Mediaumat.info – Tulisan Islah Bahrawi yang mengaitkan antara ucapan Presiden Prabowo dengan tulisan dalam buletin Kaffah dengan memberikan argumen tentang pembunuhan yang dialami oleh para khalifah dengan maksud bahwa peristiwa pembunuhan itu menunjukkan khilafah bukan sistem terbaik, dinilai gagal paham (logical fallacy).

“Dari argumentasi ini pulalah Islah mengalami gagal paham atau bisa juga dikatakan semacam logical fallacy,” ujar Ketua Forum Doktor Muslim Peduli Bangsa (FDMPB) Dr. Ahmad Sastra kepada media-umat.info, Senin (16/12/2024).

Menurut Ahmad, mengaitkan antara terbunuhnya khalifah dengan penilaian buruk atas sistem khilafah adalah kesalahan fatal.

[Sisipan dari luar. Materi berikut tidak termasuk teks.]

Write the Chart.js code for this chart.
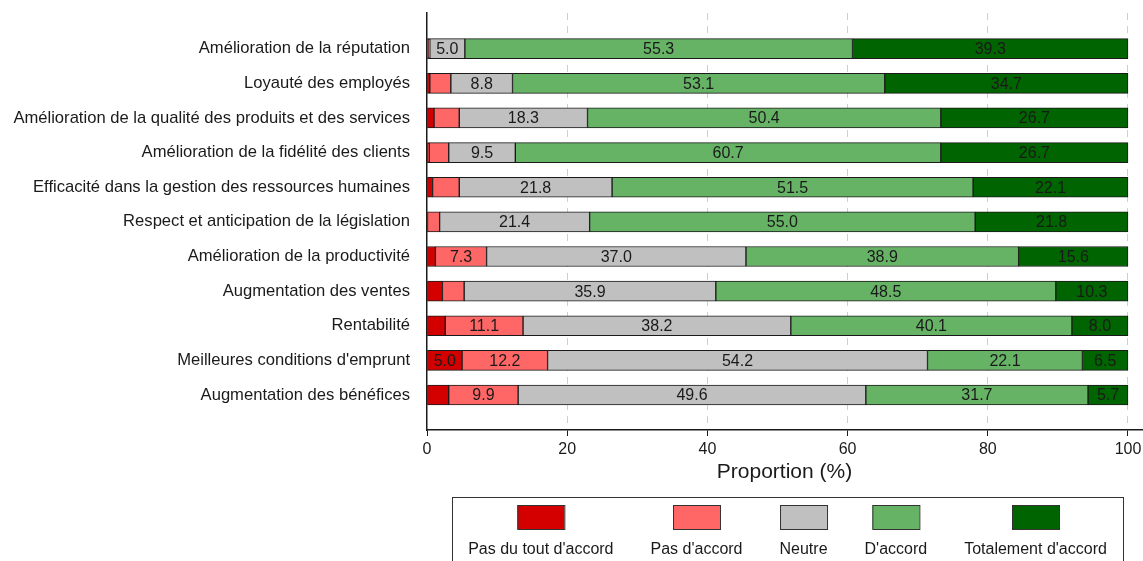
<!DOCTYPE html>
<html>
<head>
<meta charset="utf-8">
<script src="https://cdn.jsdelivr.net/npm/chart.js@4/dist/chart.umd.min.js"></script>
<style>
  html, body { margin: 0; padding: 0; background: #fff; }
  #wrap { width: 1143px; height: 561px; position: relative; }
</style>
</head>
<body>
<div id="wrap"><canvas id="chart"></canvas></div>
<script>
// Perception of benefits, stacked shares per item (%)
const categories = [
  "Amélioration de la réputation",
  "Loyauté des employés",
  "Amélioration de la qualité des produits et des services",
  "Amélioration de la fidélité des clients",
  "Efficacité dans la gestion des ressources humaines",
  "Respect et anticipation de la législation",
  "Amélioration de la productivité",
  "Augmentation des ventes",
  "Rentabilité",
  "Meilleures conditions d'emprunt",
  "Augmentation des bénéfices",
];

const seriesNames = ["Pas du tout d'accord", "Pas d'accord", "Neutre", "D'accord", "Totalement d'accord"];

const pasDuTout = [0.2, 0.4, 1.0, 0.3, 0.8, 0.0, 1.2, 2.2, 2.6, 5.0, 3.1];
const pasDaccord = [0.2, 3.0, 3.6, 2.8, 3.8, 1.8, 7.3, 3.1, 11.1, 12.2, 9.9];
const neutre = [5.0, 8.8, 18.3, 9.5, 21.8, 21.4, 37.0, 35.9, 38.2, 54.2, 49.6];
const daccord = [55.3, 53.1, 50.4, 60.7, 51.5, 55.0, 38.9, 48.5, 40.1, 22.1, 31.7];
const totalement = [39.3, 34.7, 26.7, 26.7, 22.1, 21.8, 15.6, 10.3, 8.0, 6.5, 5.7];

const xTicks = [0, 20, 40, 60, 80, 100];

const colors = ["#d40000", "#ff6666", "#c0c0c0", "#66b366", "#006400"];
const FONT = "'Liberation Sans', Arial, sans-serif";

const allSeries = [pasDuTout, pasDaccord, neutre, daccord, totalement];

const datasets = allSeries.map((vals, k) => ({
  label: seriesNames[k],
  data: vals.map((v, i) => ({ x: v, y: i })),
  backgroundColor: colors[k],
  borderColor: "#1a1a1a",
  borderWidth: 1,
  borderSkipped: false,
  barThickness: 20,
}));

// values inside the segments (only the wider ones)
const valueLabels = {
  id: "valueLabels",
  afterDatasetsDraw(chart) {
    const ctx = chart.ctx;
    ctx.save();
    ctx.font = "16px " + FONT;
    ctx.fillStyle = "#1a1a1a";
    ctx.textAlign = "center";
    ctx.textBaseline = "middle";
    chart.data.datasets.forEach((ds, k) => {
      const meta = chart.getDatasetMeta(k);
      meta.data.forEach((bar, i) => {
        const v = ds.data[i].x;
        if (v < 5) return;
        ctx.fillText(v.toFixed(1), (bar.x + bar.base) / 2, bar.y + 1);
      });
    });
    ctx.restore();
  },
};

// legend box under the chart: swatch on top, text below
const boxLegend = {
  id: "boxLegend",
  afterDraw(chart) {
    const ctx = chart.ctx;
    const left = 452, right = 1123, top = 497;
    const gap = 37;
    ctx.save();
    ctx.strokeStyle = "#333";
    ctx.lineWidth = 1;
    ctx.strokeRect(left + 0.5, top + 0.5, right - left, 100);
    ctx.font = "16px " + FONT;
    const widths = seriesNames.map((s) => ctx.measureText(s).width);
    const total = widths.reduce((a, b) => a + b, 0) + gap * (widths.length - 1);
    let x = (left + right) / 2 - total / 2;
    seriesNames.forEach((name, k) => {
      const cx = x + widths[k] / 2;
      ctx.fillStyle = colors[k];
      ctx.fillRect(cx - 23.5, 505, 47, 24);
      ctx.strokeStyle = "#333";
      ctx.strokeRect(cx - 23.5 + 0.5, 505.5, 47, 24);
      ctx.fillStyle = "#1a1a1a";
      ctx.textAlign = "center";
      ctx.textBaseline = "middle";
      ctx.fillText(name, cx, 550);
      x += widths[k] + gap;
    });
    ctx.restore();
  },
};

new Chart(document.getElementById("chart"), {
  type: "bar",
  data: { datasets: datasets },
  options: {
    indexAxis: "y",
    responsive: true,
    maintainAspectRatio: false,
    animation: false,
    layout: { padding: { top: 13, right: 1, bottom: 78, left: 0 } },
    plugins: {
      legend: { display: false },
      tooltip: { enabled: false },
    },
    scales: {
      x: {
        type: "linear",
        stacked: true,
        min: 0,
        max: 102,
        afterBuildTicks: (scale) => {
          scale.ticks = xTicks.map((v) => ({ value: v }));
        },
        afterFit: (scale) => {
          scale.paddingLeft = 0;
          scale.paddingRight = 0;
        },
        grid: {
          color: (c) => (c.tick && c.tick.value === 0 ? "rgba(0,0,0,0)" : "#cfcfcf"),
          lineWidth: 1,
          tickColor: "#1a1a1a",
          tickLength: 6,
        },
        border: { display: true, color: "#1a1a1a", width: 1.5, dash: [7, 6] },
        ticks: {
          color: "#1a1a1a",
          font: { family: FONT, size: 16, lineHeight: 1.0 },
          padding: 6,
          maxRotation: 0,
        },
        title: {
          display: true,
          text: "Proportion (%)",
          color: "#1a1a1a",
          font: { family: FONT, size: 21, lineHeight: 1.0 },
          padding: { top: -2, bottom: 0 },
        },
      },
      y: {
        type: "linear",
        stacked: true,
        reverse: true,
        offset: false,
        min: -1.03,
        max: 11.01,
        afterBuildTicks: (scale) => {
          scale.ticks = categories.map((c, i) => ({ value: i }));
        },
        afterFit: (scale) => {
          scale.width = 427;
          scale.paddingTop = 0;
          scale.paddingBottom = 0;
        },
        grid: { color: "rgba(0,0,0,0)", drawTicks: false, offset: false },
        border: { display: true, color: "#1a1a1a", width: 1.5 },
        ticks: {
          color: "#1a1a1a",
          font: { family: FONT, size: 16.6 },
          padding: 17,
          autoSkip: false,
          callback: (v) => categories[v],
        },
      },
    },
  },
  plugins: [valueLabels, boxLegend],
});
</script>
</body>
</html>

Dikarenakan berbeda antara peristiwa pembunuhan yang tentu saja ada sebabnya dengan khilafah sebagai sebuah sistem dan bagian dari ajaran Islam.

“Islah tidak bisa membedakan antara peristiwa dan sistem. Apakah jika ada seorang Muslim terbunuh artinya Islamnya buruk? Apakah jika ada khalifah terbunuh, berarti khilafahnya buruk? Apakah jika ada para nabi terbunuh, lantas Islamnya buruk?” ucap Ahmad.

Ahmad membeberkan, dalam Al-Qur’an ada para nabi yang terbunuh yang dikabarkan oleh Allah. Tentu saja dibunuh oleh orang-orang jahat. Ada beberapa firman Allah tentang terbunuhnya para nabi. Al-Qur’an menyebutkan secara umum bahwa ada nabi dan rasul yang dibunuh oleh umat mereka, tanpa menyebutkan nama-nama mereka secara spesifik. Begitu juga saat Rasulullah SAW dimusuhi oleh orang-orang kafir Quraisy. Ia mempertanyakan, apakah Islah juga akan mengatakan bahwa Islam yang dibawa Rasulullah itu buruk.

“Inilah logical fallacy pertama yang terdapat dalam tulisan Islah menanggapi isi buletin Kaffah tentang subbab khilafah sistem terbaik dan bagian dari ajaran Islam,” sebutnya.

Terkait tulisan Islah yang mengatakan bahwa gara-gara dalam milad Muhammadiyah Prabowo mengatakan kagum terhadap Imperium Ottoman, orang-orang eks HTI makin kencang mengatakan khilafah adalah ajaran terbaik juga merupakan narasi yang tidak punya dasar sama sekali, kecuali hanya sebuah narasi emosional belaka. Menurut Ahmad, pemilihan diksi eks HTI oleh Islah cenderung bernada emosional dibandingkan intelektual. Sebab jika intelektual, mestinya fokus kepada gagasan, bukan identitas.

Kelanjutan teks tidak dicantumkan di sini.